Jalapeño pepper
Capsicum annuum
Moderate heat with vegetal-pepper undertones; smoking transforms into chipotle's deep smoky-sweet flavor.
About Jalapeño
The jalapeño is the small, dark-green chili pepper with moderate heat (2,500-8,000 Scoville units) that defines Mexican-American cuisine — fresh in salsas, pickled (escabeche), and smoked-dried as chipotle. The Mexican state of Veracruz is the cultivar's traditional origin; modern production spans Mexico and California. Despite its identification with Mexican food, the jalapeño is rarely used in traditional Mexican cuisine outside Veracruz and northern Mexico — it's primarily a Tex-Mex and Mexican-American staple.
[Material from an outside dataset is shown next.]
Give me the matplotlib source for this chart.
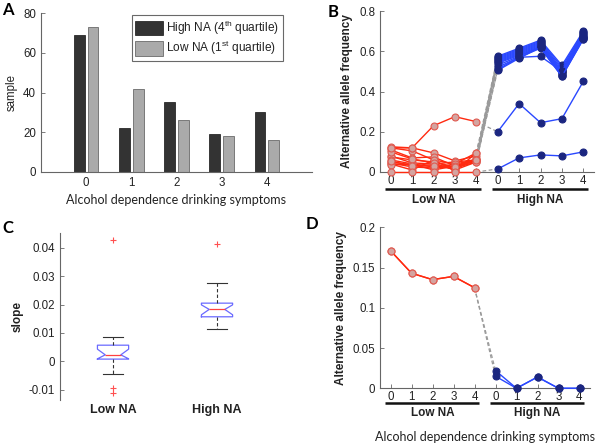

Smoked-and-dried jalapeños become chipotle peppers (chipotle morita or chipotle meco depending on the smoking process), which appear in chipotle adobo sauce.
Variety profile
Common uses
- Fresh salsa
- Pickled jalapeños
- Jalapeño poppers
- Nacho topping
- Chipotle-adobo base
Editorial notes
Remove seeds and membranes for milder heat; capsaicin concentrates in the white pith, not the seeds (though seed removal eliminates both). Wash hands carefully after handling.